Em 27 de abril de 2011 publiquei nestas páginas uma crónica intitulada "A comunidade empreendedora" na qual dissertava sobre empreendedorismo comunitário. Afirmava então que o empreendedorismo comunitário ocorre quando uma comunidade desencadeia ações empresariais com vista a alcançar um resultado comum e partilhado pelos membros dessa comunidade. Hoje apresento ao leitor o caso prático duma ação desta natureza. Trata-se duma iniciativa desencadeada numa remota freguesia a que vou chamar Aldeia Bonita.
Aldeia Bonita está localizada no Minho. É uma freguesia pequena, longe de quase tudo. No Census de 2011 possuía exatamente 200 habitantes. Maioritariamente idosos, com tudo o que isso implica para a dinâmica populacional (ou para a falta dela).
A Junta de Freguesia local decidiu constituir uma bolsa de voluntariado para a qual aceita inscrições. De acordo com as palavras da própria junta, «a Bolsa de Voluntários pretende ser um mecanismo que permita aos cidadãos participarem e colaborarem, de forma não remunerada, em parte das atividades desenvolvidas pela autarquia local. Visa assim contribuir para a consciência colectiva dos problemas e para o compromisso na respectiva prevenção e solução com recurso ao voluntariado, fomentando um regime de prestação de serviço à Comunidade cada vez mais necessário para a promoção da melhoria da qualidade de vida dos cidadãos».
Assinalam-se também as áreas de intervenção da iniciativa: médicos e enfermeiros para prestação de cuidados primários de saúde; dinamizadores de aulas de ginástica e aeróbica; dinamizadores do rebanho comunitário; e técnicos e especialistas para palestras e ações de formação e divulgação nas áreas de saúde e bem-estar, agricultura, economia e finanças pessoais e familiares, bem como outros temas de interesse para a população.
Sem grande surpresa, é a saúde duma população predominantemente idosa que aparece em primeiro lugar. Mas as restantes áreas chamam também a atenção. Desde logo as ações de formação em temas diversos, incluindo a saúde e a agricultura, neste caso a principal fonte de rendimento local. Mas também a ideia do rebanho comunitário parece fazer todo o sentido num contexto de grande fragmentação da produção pecuária e agrícola.
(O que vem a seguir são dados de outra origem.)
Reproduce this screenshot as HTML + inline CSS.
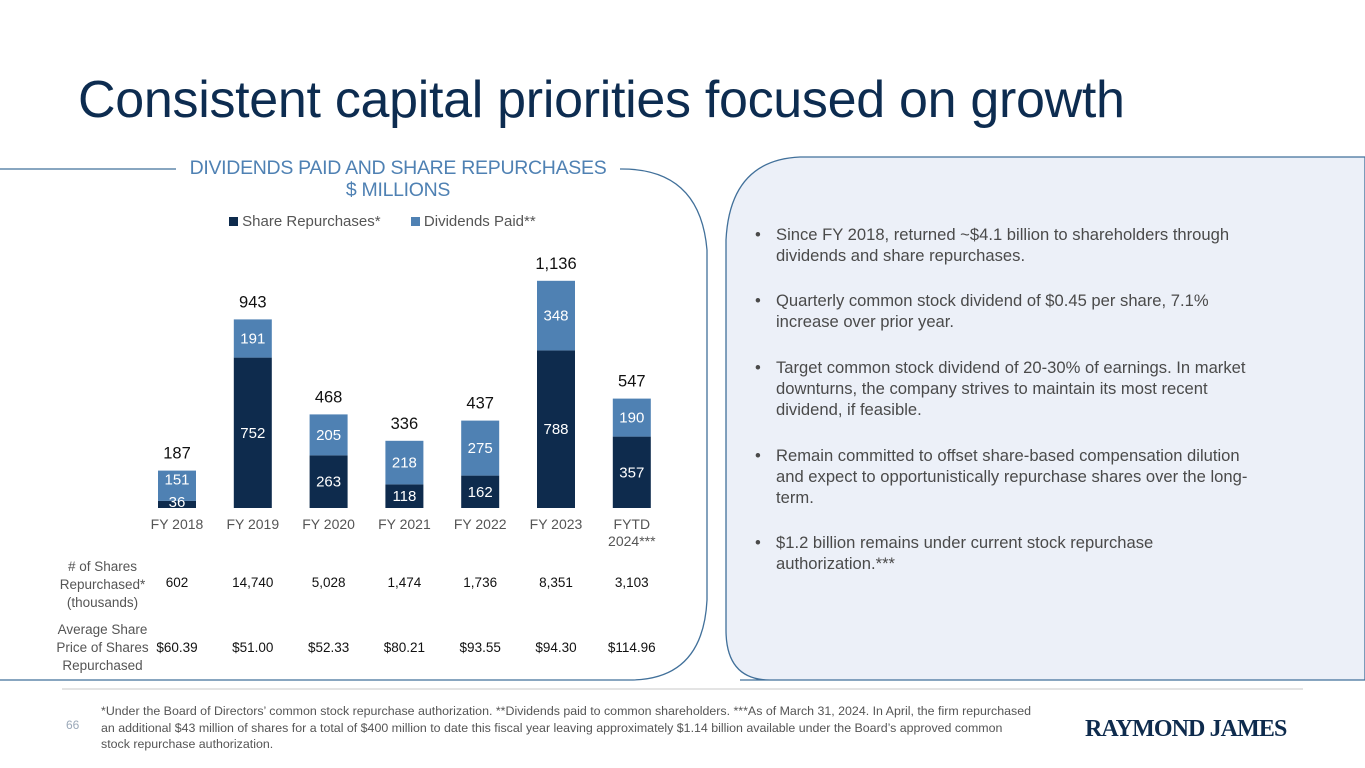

Os problemas susceptíveis de serem solucionados através de iniciativas como esta são múltiplos. E o exemplo referido mostra que a saúde, a assistência social, a formação, a cultura, ou o desporto são áreas propícias para ações comunitárias. Também é verdade que algumas destas áreas – designadamente o desporto e a cultura – têm sido cobertas através de mecanismos mais convencionais como é o caso de muitas associações que, também elas, fazem um trabalho notável de voluntariado. Mas o certo é que as carências de hoje requerem modalidades diferenciadas de atuação. E o exemplo apresentado é prova disso.
A ilação que retiro deste exemplo é simples: as ações comunitárias fazem sentido e parecem recomendáveis que ocorram em áreas bem definidas, com objectivos claros de suprir carências locais.
Através do empreendedorismo comunitário, a rede de pessoas e organizações da comunidade local pode desencadear ações que articulam recursos diversos e dispersos. As necessidades que se sentem numa comunidade local não são normalmente difíceis de identificar. Difícil é conseguir identificar o potencial dos recursos aí existentes, sejam eles instalações diversas, património, equipamentos, natureza, ou a capacidade das pessoas, famílias e outras organizações que fazem parte da comunidade. E mais difícil ainda é mobilizar e articular esses recursos.
Independentemente da adesão que a bolsa de voluntários de Aldeia Bonita venha a ter, a ideia está ganha. Mas seria importante que se vissem resultados. Por simples que sejam, os resultados positivos mostram que o esforço vale a pena e é consequente. Se esse exemplo demonstrativo estiver presente e existirem iniciativas empreendedoras geradas localmente que vão de encontro a necessidades efectivas da comunidade, abre-se uma nova esperança.
Artigo publicado no Jornal de Barcelos de 14 de março de 2012.